Set down each line of the material that follows, exactly, with no pictures.
--
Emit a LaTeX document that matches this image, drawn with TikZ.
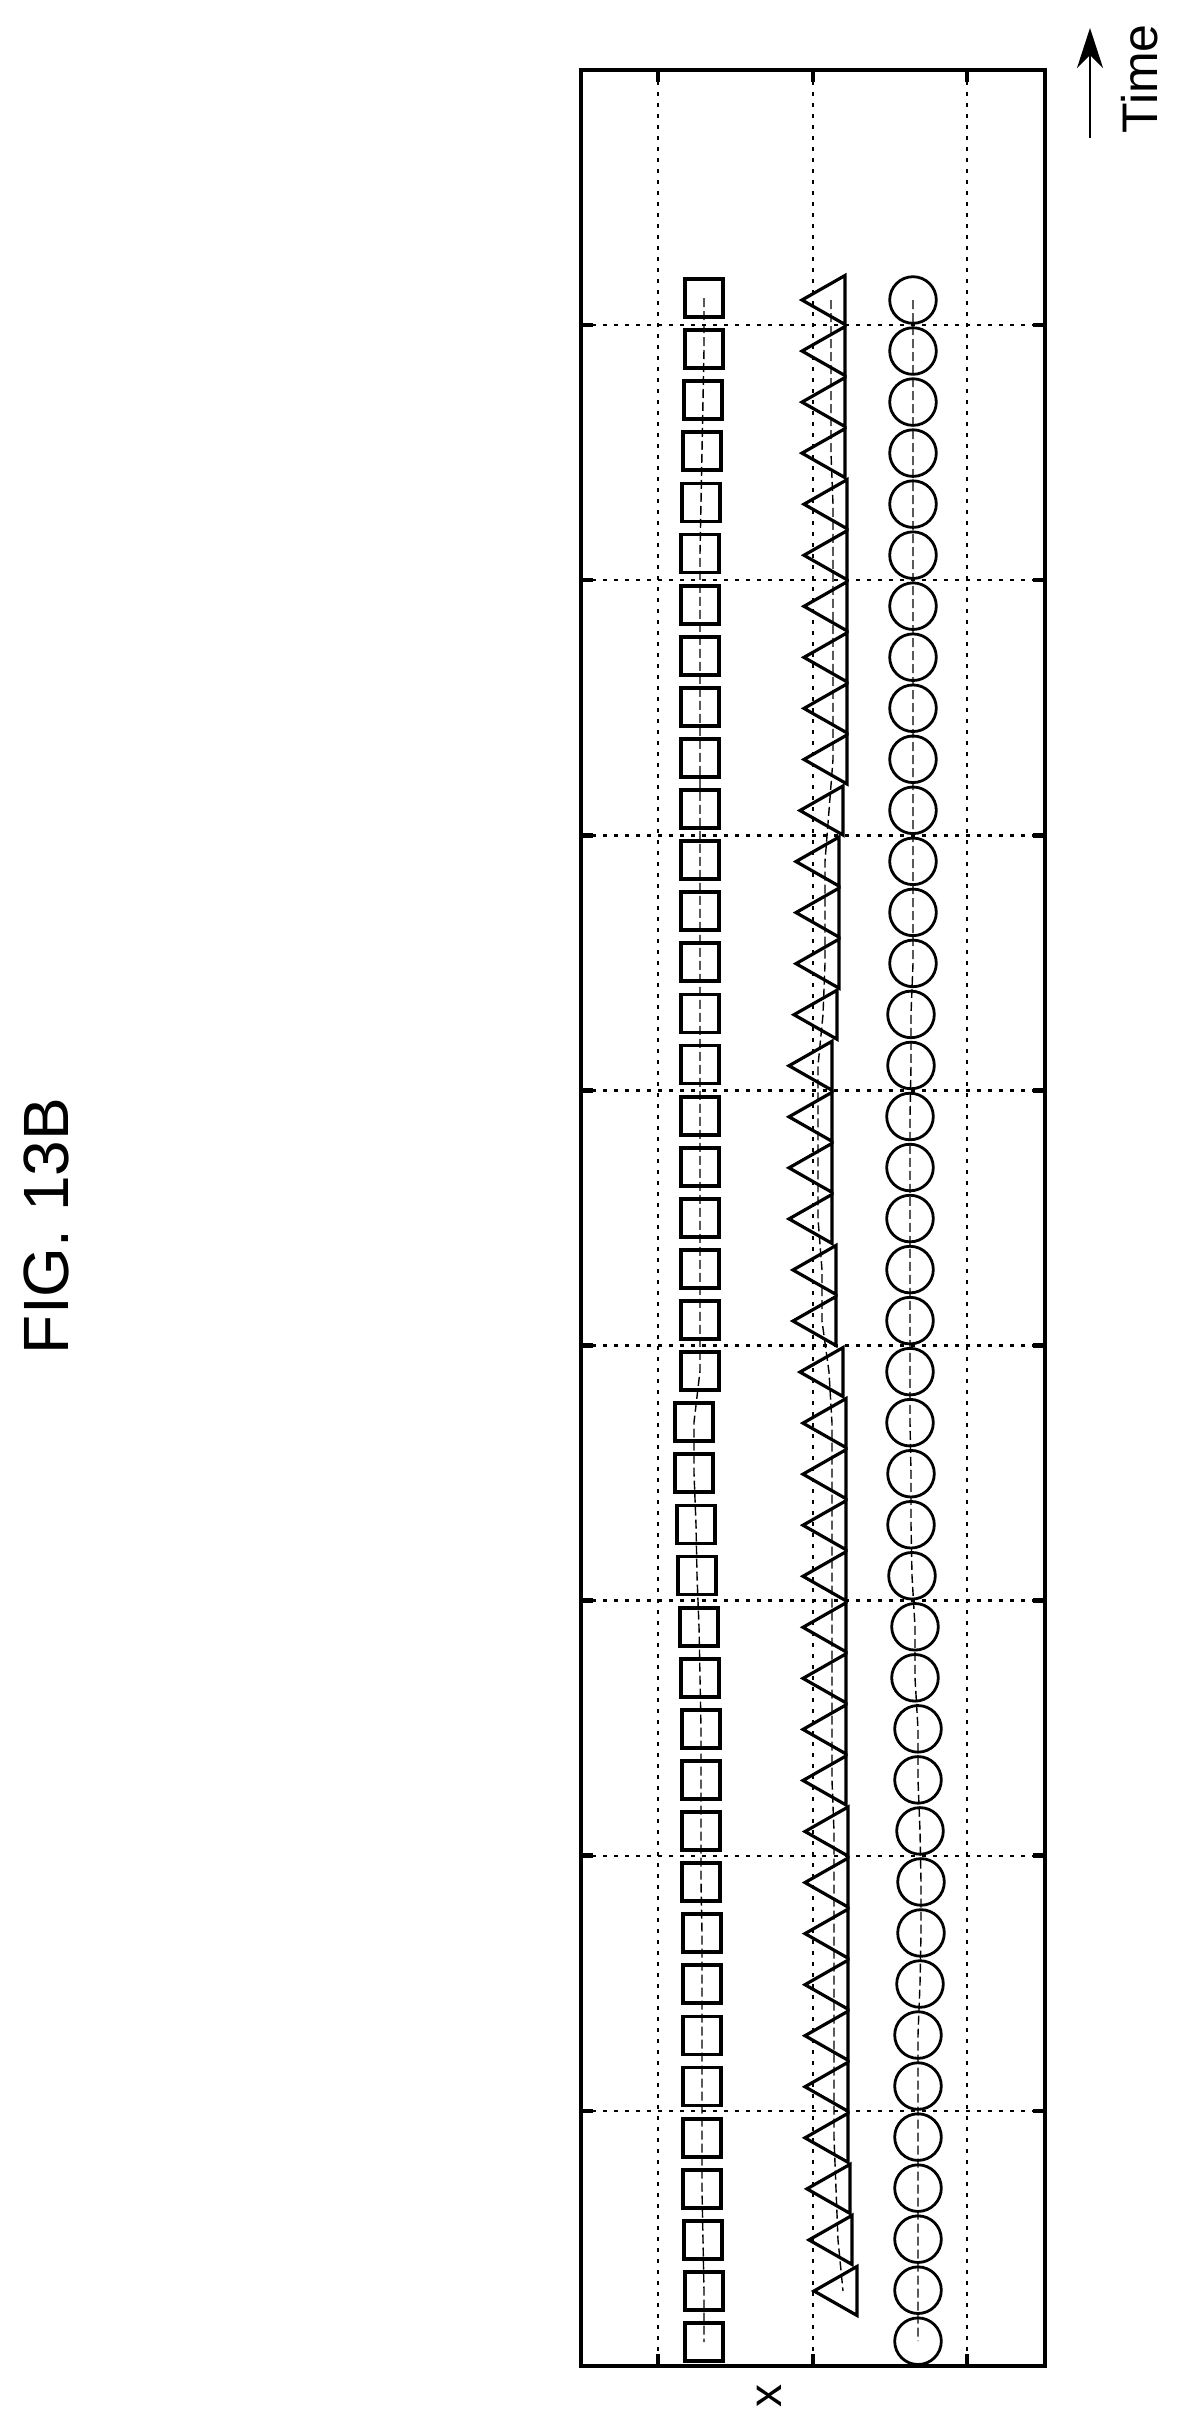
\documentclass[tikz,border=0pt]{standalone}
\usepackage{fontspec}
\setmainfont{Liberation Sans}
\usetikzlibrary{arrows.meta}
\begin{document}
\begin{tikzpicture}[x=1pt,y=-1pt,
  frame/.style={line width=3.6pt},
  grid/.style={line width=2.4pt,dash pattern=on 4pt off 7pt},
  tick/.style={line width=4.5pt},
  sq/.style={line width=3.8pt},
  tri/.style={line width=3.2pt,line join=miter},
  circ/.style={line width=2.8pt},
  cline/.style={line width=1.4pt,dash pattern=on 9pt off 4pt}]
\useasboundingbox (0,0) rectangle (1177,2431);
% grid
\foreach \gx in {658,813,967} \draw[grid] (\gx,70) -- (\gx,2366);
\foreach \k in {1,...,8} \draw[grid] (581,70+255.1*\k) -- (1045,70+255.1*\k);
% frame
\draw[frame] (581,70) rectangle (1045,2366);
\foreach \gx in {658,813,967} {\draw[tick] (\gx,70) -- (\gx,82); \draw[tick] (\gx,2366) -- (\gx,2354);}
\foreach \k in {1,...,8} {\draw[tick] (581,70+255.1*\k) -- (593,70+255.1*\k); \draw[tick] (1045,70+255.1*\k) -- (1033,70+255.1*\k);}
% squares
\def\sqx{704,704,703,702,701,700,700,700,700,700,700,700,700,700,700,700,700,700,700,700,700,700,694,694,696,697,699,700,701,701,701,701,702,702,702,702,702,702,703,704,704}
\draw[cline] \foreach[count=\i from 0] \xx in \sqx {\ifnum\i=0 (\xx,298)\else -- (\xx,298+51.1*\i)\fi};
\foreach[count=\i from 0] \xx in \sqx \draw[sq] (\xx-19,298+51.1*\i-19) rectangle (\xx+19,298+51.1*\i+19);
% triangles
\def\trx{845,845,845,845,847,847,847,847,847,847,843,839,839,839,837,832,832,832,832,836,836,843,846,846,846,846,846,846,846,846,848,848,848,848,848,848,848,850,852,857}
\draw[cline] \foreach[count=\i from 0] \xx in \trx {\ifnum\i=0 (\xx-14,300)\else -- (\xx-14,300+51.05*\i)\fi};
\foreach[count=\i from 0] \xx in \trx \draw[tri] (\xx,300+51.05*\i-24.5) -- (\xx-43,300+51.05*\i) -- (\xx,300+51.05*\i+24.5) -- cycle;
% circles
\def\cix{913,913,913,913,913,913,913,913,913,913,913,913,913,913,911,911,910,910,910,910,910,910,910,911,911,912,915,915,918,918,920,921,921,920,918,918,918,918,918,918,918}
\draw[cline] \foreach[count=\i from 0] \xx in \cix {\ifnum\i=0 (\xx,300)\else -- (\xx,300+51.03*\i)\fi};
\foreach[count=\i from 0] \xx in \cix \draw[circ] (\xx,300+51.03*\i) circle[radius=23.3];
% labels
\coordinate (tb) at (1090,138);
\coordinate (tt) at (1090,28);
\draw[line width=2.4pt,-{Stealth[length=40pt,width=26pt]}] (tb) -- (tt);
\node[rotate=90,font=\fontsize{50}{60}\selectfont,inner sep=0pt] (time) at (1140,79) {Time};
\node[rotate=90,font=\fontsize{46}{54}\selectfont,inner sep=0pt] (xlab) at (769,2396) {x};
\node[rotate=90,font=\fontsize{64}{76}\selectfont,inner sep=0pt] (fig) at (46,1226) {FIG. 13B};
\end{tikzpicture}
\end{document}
--
Response to this exercise:
Emit a LaTeX document that matches this image, drawn with TikZ.
\documentclass[tikz,border=0pt]{standalone}
\usepackage{fontspec}
\setmainfont{Liberation Sans}
\usetikzlibrary{arrows.meta}
\begin{document}
\begin{tikzpicture}[x=1pt,y=-1pt,
  frame/.style={line width=3.6pt},
  grid/.style={line width=2.4pt,dash pattern=on 4pt off 7pt},
  tick/.style={line width=4.5pt},
  sq/.style={line width=3.8pt},
  tri/.style={line width=3.2pt,line join=miter},
  circ/.style={line width=2.8pt},
  cline/.style={line width=1.4pt,dash pattern=on 9pt off 4pt}]
\useasboundingbox (0,0) rectangle (1177,2431);
% grid
\foreach \gx in {658,813,967} \draw[grid] (\gx,70) -- (\gx,2366);
\foreach \k in {1,...,8} \draw[grid] (581,70+255.1*\k) -- (1045,70+255.1*\k);
% frame
\draw[frame] (581,70) rectangle (1045,2366);
\foreach \gx in {658,813,967} {\draw[tick] (\gx,70) -- (\gx,82); \draw[tick] (\gx,2366) -- (\gx,2354);}
\foreach \k in {1,...,8} {\draw[tick] (581,70+255.1*\k) -- (593,70+255.1*\k); \draw[tick] (1045,70+255.1*\k) -- (1033,70+255.1*\k);}
% squares
\def\sqx{704,704,703,702,701,700,700,700,700,700,700,700,700,700,700,700,700,700,700,700,700,700,694,694,696,697,699,700,701,701,701,701,702,702,702,702,702,702,703,704,704}
\draw[cline] \foreach[count=\i from 0] \xx in \sqx {\ifnum\i=0 (\xx,298)\else -- (\xx,298+51.1*\i)\fi};
\foreach[count=\i from 0] \xx in \sqx \draw[sq] (\xx-19,298+51.1*\i-19) rectangle (\xx+19,298+51.1*\i+19);
% triangles
\def\trx{845,845,845,845,847,847,847,847,847,847,843,839,839,839,837,832,832,832,832,836,836,843,846,846,846,846,846,846,846,846,848,848,848,848,848,848,848,850,852,857}
\draw[cline] \foreach[count=\i from 0] \xx in \trx {\ifnum\i=0 (\xx-14,300)\else -- (\xx-14,300+51.05*\i)\fi};
\foreach[count=\i from 0] \xx in \trx \draw[tri] (\xx,300+51.05*\i-24.5) -- (\xx-43,300+51.05*\i) -- (\xx,300+51.05*\i+24.5) -- cycle;
% circles
\def\cix{913,913,913,913,913,913,913,913,913,913,913,913,913,913,911,911,910,910,910,910,910,910,910,911,911,912,915,915,918,918,920,921,921,920,918,918,918,918,918,918,918}
\draw[cline] \foreach[count=\i from 0] \xx in \cix {\ifnum\i=0 (\xx,300)\else -- (\xx,300+51.03*\i)\fi};
\foreach[count=\i from 0] \xx in \cix \draw[circ] (\xx,300+51.03*\i) circle[radius=23.3];
% labels
\coordinate (tb) at (1090,138);
\coordinate (tt) at (1090,28);
\draw[line width=2.4pt,-{Stealth[length=40pt,width=26pt]}] (tb) -- (tt);
\node[rotate=90,font=\fontsize{50}{60}\selectfont,inner sep=0pt] (time) at (1140,79) {Time};
\node[rotate=90,font=\fontsize{46}{54}\selectfont,inner sep=0pt] (xlab) at (769,2396) {x};
\node[rotate=90,font=\fontsize{64}{76}\selectfont,inner sep=0pt] (fig) at (46,1226) {FIG. 13B};
\end{tikzpicture}
\end{document}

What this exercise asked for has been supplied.